Il compito di portare nel corpo e nell'anima la morte del Signore (2Cor 4,10 ) investe tutta la vita del battezzato.

Sistemazione dottrinale

La penitenza è una virtù cristiana.

Terminologia

A livello di termini, la penitenza è in rapporto con vari concetti simili:

La compunzione, il pentimento e la conversione stanno alla radice della penitenza: la vera conversione evangelica si prolunga nella vita penitente.

La virtù della penitenza si esprime in atti di pentimento (interni o esterni) e in uno stato di pentimento originato dal sapersi bisognosi di perdono e di misericordia[9].

Nella vita cristiana

All'interno del Sacramento omonimo, la penitenza si esprime in un atto o preghiera di riconoscimento del proprio peccato e di pentimento e che è seguita dall'assoluzione sacramentale. Tale atto è sottoposto al rischio di essere vissuto in senso pietistico o formalistico, quasi fosse il pagamento o la riparazione compensatoria delle proprie mancanze.

La vera penitenza, invece, scaturisce dalla contemplazione e dall'esperienza della misericordia di Dio, tenuta davanti agli occhi nella sua espressione massima, che si ha nella croce di Cristo.
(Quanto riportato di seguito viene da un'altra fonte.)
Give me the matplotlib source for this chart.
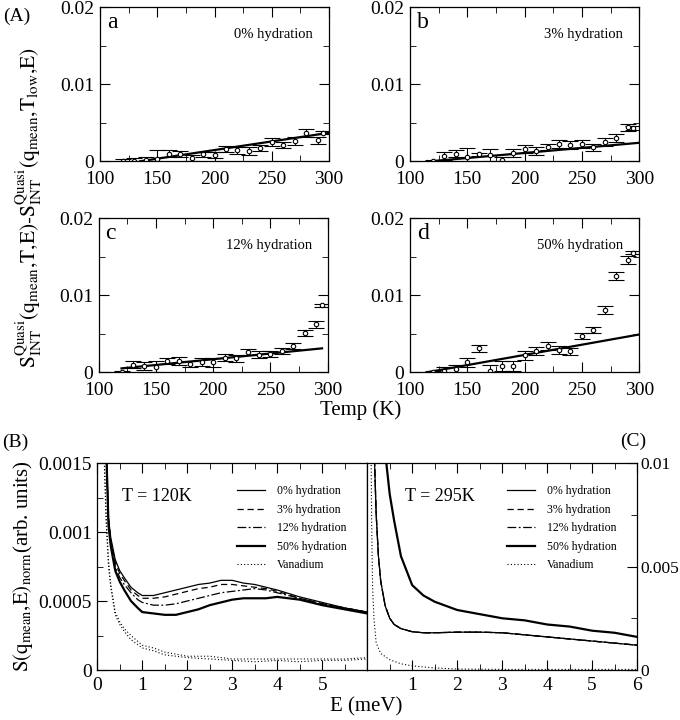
import numpy as np
import matplotlib
matplotlib.use('Agg')
import matplotlib.pyplot as plt
from matplotlib.ticker import MultipleLocator

plt.rcParams['font.family'] = ['Liberation Serif', 'DejaVu Serif']
plt.rcParams['mathtext.fontset'] = 'stix'

# ---- (A) 积分准弹性强度 vs 温度 ----
temps = [120, 130, 140, 150, 160, 170, 180, 190, 200, 210, 220, 230, 240, 250, 260, 270, 280, 290, 295]
hyd_labels = ['0% hydration', '3% hydration', '12% hydration', '50% hydration']
panel_letters = ['a', 'b', 'c', 'd']

s_0 = [0, 0, 0.0002, 0.0003, 0.0010, 0.0009, 0.0004, 0.0009, 0.0008, 0.0016, 0.0014, 0.0013,
       0.0017, 0.0025, 0.0021, 0.0026, 0.0037, 0.0027, 0.0037]
s_3 = [0, 0.0007, 0.0010, 0.0006, 0.0009, 0.0008, 0.0002, 0.0011, 0.0016, 0.0013, 0.0019, 0.0022,
       0.0021, 0.0022, 0.0018, 0.0025, 0.0030, 0.0044, 0.0043]
s_12 = [0, 0.0010, 0.0008, 0.0007, 0.0015, 0.0015, 0.0011, 0.0013, 0.0013, 0.0019, 0.0018, 0.0026,
        0.0023, 0.0024, 0.0028, 0.0034, 0.0051, 0.0062, 0.0087]
s_50 = [0, 0.0002, 0.0004, 0.0013, 0.0031, 0.0001, 0.0008, 0.0008, 0.0022, 0.0028, 0.0034, 0.0029,
        0.0027, 0.0047, 0.0055, 0.0081, 0.0125, 0.0146, 0.0155]
err_0 = [0.0003, 0.0004, 0.0004, 0.0012, 0.0005, 0.0004, 0.0004, 0.0003, 0.0004, 0.0004, 0.0004, 0.0005,
         0.0004, 0.0005, 0.0004, 0.0005, 0.0005, 0.0005, 0.0002]
err_3 = [0.0002, 0.0005, 0.0005, 0.0011, 0.0002, 0.0008, 0.0004, 0.0005, 0.0005, 0.0005, 0.0004, 0.0005,
         0.0005, 0.0005, 0.0005, 0.0005, 0.0005, 0.0005, 0.0003]
err_12 = [0.0002, 0.0005, 0.0005, 0.0007, 0.0004, 0.0005, 0.0004, 0.0005, 0.0006, 0.0005, 0.0005, 0.0004,
          0.0004, 0.0004, 0.0004, 0.0004, 0.0004, 0.0004, 0.0002]
err_50 = [0.0001, 0.0005, 0.0005, 0.0006, 0.0005, 0.0008, 0.0007, 0.0006, 0.0006, 0.0005, 0.0005, 0.0005,
          0.0005, 0.0004, 0.0004, 0.0005, 0.0005, 0.0005, 0.0002]
series = [s_0, s_3, s_12, s_50]
errors = [err_0, err_3, err_12, err_50]

# 线性拟合端点
fit_T = [[135, 300], [118, 300], [120, 295], [115, 300]]
fit_y = [[0, 0.0037], [0, 0.0024], [0.0005, 0.0031], [0, 0.0049]]

# ---- (B) T = 120K 谱 ----
e_b = [0.2, 0.25, 0.3, 0.4, 0.5, 0.6, 0.75, 0.9, 1.0, 1.25, 1.5, 1.75, 2.0, 2.25, 2.5, 2.75,
       3.0, 3.25, 3.5, 3.75, 4.0, 4.5, 5.0, 5.5, 6.0]
b_0 = [0.0016, 0.0011, 0.00096, 0.0008, 0.00072, 0.00067, 0.0006, 0.00056, 0.00054, 0.00054, 0.00056,
       0.00058, 0.0006, 0.00062, 0.00063, 0.00065, 0.00065, 0.00063, 0.00062, 0.0006, 0.00058, 0.00053,
       0.00049, 0.00045, 0.00042]
b_3 = [0.0016, 0.0011, 0.00094, 0.00078, 0.0007, 0.00065, 0.00058, 0.00054, 0.00052, 0.00052, 0.00053,
       0.00055, 0.00057, 0.00059, 0.0006, 0.00062, 0.00062, 0.00061, 0.0006, 0.00059, 0.00057, 0.00052,
       0.00048, 0.00045, 0.00042]
b_12 = [0.0016, 0.00108, 0.00092, 0.00075, 0.00067, 0.00062, 0.00056, 0.00051, 0.00049, 0.00047, 0.00047,
        0.00048, 0.0005, 0.00052, 0.00054, 0.00056, 0.00057, 0.00058, 0.00059, 0.00058, 0.00056, 0.00052,
        0.00048, 0.00045, 0.00042]
b_50 = [0.0016, 0.00105, 0.0009, 0.00072, 0.00064, 0.00058, 0.0005, 0.00045, 0.00042, 0.00041, 0.0004,
        0.0004, 0.00042, 0.00044, 0.00047, 0.00049, 0.00051, 0.00052, 0.00052, 0.00052, 0.00053, 0.00051,
        0.00047, 0.00044, 0.00041]
e_vb = [0.15, 0.2, 0.25, 0.3, 0.4, 0.5, 0.6, 0.75, 1.0, 1.25, 1.5, 2.0, 2.5, 3.0, 3.5, 4.0, 4.5, 5.0, 5.5, 6.0]
vb_1 = [0.0016, 0.0011, 0.0008, 0.00062, 0.00042, 0.00035, 0.0003, 0.00025, 0.00018, 0.00016, 0.00013,
        0.0001, 0.0001, 0.00008, 0.00008, 0.00008, 0.00008, 0.00008, 0.00008, 0.00009]
vb_2 = [0.0016, 0.00105, 0.00075, 0.0006, 0.0004, 0.00033, 0.00028, 0.00022, 0.00016, 0.00014, 0.00011,
        0.00009, 0.00008, 0.00007, 0.00006, 0.00007, 0.00006, 0.00007, 0.00007, 0.00008]

# ---- (C) T = 295K 谱 ----
e_c = [0.12, 0.15, 0.2, 0.25, 0.3, 0.4, 0.5, 0.6, 0.75, 1.0, 1.25, 1.5, 2.0, 2.5, 3.0, 3.5, 4.0, 4.5,
       5.0, 5.5, 6.0]
c_low = [0.015, 0.011, 0.0075, 0.0055, 0.0043, 0.0031, 0.0025, 0.0022, 0.002, 0.00185, 0.0018, 0.0018,
         0.00183, 0.00183, 0.0018, 0.0017, 0.0016, 0.0015, 0.0014, 0.0013, 0.0012]
e_c50 = [0.35, 0.4, 0.5, 0.6, 0.75, 1.0, 1.25, 1.5, 2.0, 2.5, 3.0, 3.5, 4.0, 4.5, 5.0, 5.5, 6.0]
c_50 = [0.012, 0.0105, 0.0085, 0.0072, 0.0055, 0.0041, 0.0036, 0.0033, 0.0029, 0.0027, 0.0025, 0.0024,
        0.0022, 0.0021, 0.0019, 0.0018, 0.0016]
e_vc = [0.08, 0.1, 0.12, 0.15, 0.2, 0.3, 0.5, 0.75, 1.0, 1.5, 2.0, 3.0, 4.0, 5.0, 6.0]
vc = [0.012, 0.007, 0.004, 0.0025, 0.0013, 0.0008, 0.0005, 0.0003, 0.0002, 0.0001, 0.00005, 0.00003,
      0.00003, 0.00003, 0.00003]

fig = plt.figure(figsize=(6.8, 7.2), dpi=100)


def style_axes(ax):
    ax.tick_params(which='both', direction='in', top=True, right=True, labelsize=14)
    ax.tick_params(which='major', length=7)
    ax.tick_params(which='minor', length=4)
    ax.tick_params(axis='x', pad=7)
    ax.tick_params(axis='y', pad=4)
    for sp in ax.spines.values():
        sp.set_linewidth(0.9)


# 四个温度面板
pos = [(0.147, 0.776), (0.603, 0.776), (0.145, 0.483), (0.603, 0.483)]
for i in range(4):
    ax = fig.add_axes([pos[i][0], pos[i][1], 0.337, 0.214])
    ax.errorbar(temps, series[i], yerr=errors[i], fmt='o', ms=3.2, mfc='white', mec='black',
                mew=0.8, ecolor='black', elinewidth=0.7, capsize=5.5, capthick=1.0, color='black')
    ax.plot(fit_T[i], fit_y[i], 'k-', lw=1.6)
    ax.set_xlim(100, 300)
    ax.set_ylim(0, 0.02)
    ax.xaxis.set_major_locator(MultipleLocator(50))
    ax.xaxis.set_minor_locator(MultipleLocator(25))
    ax.set_yticks([0, 0.01, 0.02])
    ax.set_yticklabels(['0', '0.01', '0.02'])
    ax.yaxis.set_minor_locator(MultipleLocator(0.005))
    style_axes(ax)
    ax.text(0.03, 0.9, panel_letters[i], transform=ax.transAxes, fontsize=17, va='center')
    ax.text(0.93, 0.82, hyd_labels[i], transform=ax.transAxes, fontsize=10.5, ha='right', va='center')

fig.text(0.005, 0.977, '(A)', fontsize=14, va='center')
fig.text(0.043, 0.712,
         r'$\mathrm{S_{INT}^{Quasi}(q_{mean}{,}T{,}E)\text{-}S_{INT}^{Quasi}(q_{mean}{,}T_{low}{,}E)}$',
         rotation=90, fontsize=15.5, ha='center', va='center')
fig.text(0.53, 0.43, 'Temp (K)', fontsize=15, ha='center', va='center')

# (B) 面板
axB = fig.add_axes([0.143, 0.0694, 0.397, 0.2875])
line_styles = [dict(ls='-', lw=0.9), dict(ls=(0, (5, 3)), lw=0.9),
               dict(ls=(0, (7, 2, 1.5, 2)), lw=0.9), dict(ls='-', lw=1.6)]
for y, st, lab in zip([b_0, b_3, b_12, b_50], line_styles, hyd_labels):
    axB.plot(e_b, y, color='black', label=lab, **st)
axB.plot(e_vb, vb_1, color='black', ls=(0, (1, 2)), lw=0.8, label='Vanadium')
axB.plot(e_vb, vb_2, color='black', ls=(0, (1, 2)), lw=0.8)
axB.set_xlim(0, 6)
axB.set_ylim(0, 0.0015)
axB.set_xticks([0, 1, 2, 3, 4, 5])
axB.set_xticklabels(['0', '1', '2', '3', '4', '5'])
axB.xaxis.set_minor_locator(MultipleLocator(0.5))
axB.set_yticks([0, 0.0005, 0.001, 0.0015])
axB.set_yticklabels(['0', '0.0005', '0.001', '0.0015'])
axB.yaxis.set_minor_locator(MultipleLocator(0.00025))
style_axes(axB)
axB.tick_params(axis='x', pad=5)
axB.tick_params(which='both', right=False)
axB.text(0.09, 0.84, 'T = 120K', transform=axB.transAxes, fontsize=13, va='center')
axB.legend(loc='upper left', bbox_to_anchor=(0.5, 0.915), frameon=False, fontsize=8.5,
           handlelength=2.4, labelspacing=0.55, handletextpad=1.0, borderaxespad=0)
axB.set_ylabel(r'$\mathrm{S(q_{mean}{,}E)_{norm}}$(arb. units)', fontsize=15, labelpad=2)

# (C) 面板
axC = fig.add_axes([0.540, 0.0694, 0.397, 0.2875])
for st, lab in zip(line_styles[:3], hyd_labels[:3]):
    axC.plot(e_c, c_low, color='black', label=lab, **st)
axC.plot(e_c50, c_50, color='black', label=hyd_labels[3], **line_styles[3])
axC.plot(e_vc, vc, color='black', ls=(0, (1, 2)), lw=0.8, label='Vanadium')
axC.set_xlim(0, 6)
axC.set_ylim(0, 0.01)
axC.set_xticks([1, 2, 3, 4, 5, 6])
axC.xaxis.set_minor_locator(MultipleLocator(0.5))
axC.set_yticks([0, 0.005, 0.01])
axC.set_yticklabels(['0', '0.005', '0.01'])
axC.yaxis.set_minor_locator(MultipleLocator(0.0025))
style_axes(axC)
axC.tick_params(axis='x', pad=5)
axC.tick_params(which='both', left=False, labelleft=False, labelright=True)
axC.tick_params(axis='y', pad=2, labelsize=12.5)
axC.text(0.14, 0.84, 'T = 295K', transform=axC.transAxes, fontsize=13, va='center')
axC.legend(loc='upper left', bbox_to_anchor=(0.5, 0.915), frameon=False, fontsize=8.5,
           handlelength=2.4, labelspacing=0.55, handletextpad=1.0, borderaxespad=0)

fig.text(0.003, 0.385, '(B)', fontsize=14, va='center')
fig.text(0.912, 0.387, '(C)', fontsize=14, va='center')
fig.text(0.538, 0.018, 'E (meV)', fontsize=15, ha='center', va='center')

fig.savefig('out.png', dpi=100, facecolor='white')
In questa luce il sentimento, l'atteggiamento e l'azione di penitenza presenti nel Sacramento acquistano verità e consistenza cristiana.

Più difficile da capire oggi è la penitenza riparatrice, poiché l'attuale cultura è ormai appiattita sul consumistico usa e getta.

Note
  1. Paolo VI, Paenitemini, I.
  2. Cfr. 1Sam 7,6 ; 1Re 21,20.27 ; Ger 36,9 ; Gio 3,4-5 .
  3. Cfr. 1Sam 31,13 ; 2Sam 1,12;3,35 ; Bar 1,3-5 ; Gdt 20,26 .
  4. Cfr. Gdt 4,8.12 ; Est 4,15-16 ; Sal 34,13 ; 2Cr 20,3 .
  5. Cfr. 1Sam 14,24 ; 2Sam 12,16.22 ; Esd 8,21.22 .
  6. Cfr. Is 58,5-6 ; Am 5 passim; Is 1,13-20 ; Ger 14,12 ; Zc 7,4-14 ; Tb 12,8 ; Sal 50,18-19 ; ecc.
  7. Paolo VI, Paenitemini, I.
  8. Cfr. Summa Theologiae, III, q. 15, a. 1, ad 5.
  9. A livello di pentimento si può parlare di un dolore di attrizione (terminologia che compare verso il XIII secolo) oppure di contrizione, a seconda della motivazione che fonda il medesimo pentimento; l'attrizione è detta dolore imperfetto, perché motivata più dal dolore della colpa commessa o dal disagio prodotto dal peccato; la contrizione si dice dolore perfetto perché più motivata dall'amore di Dio, offeso dal peccato personale.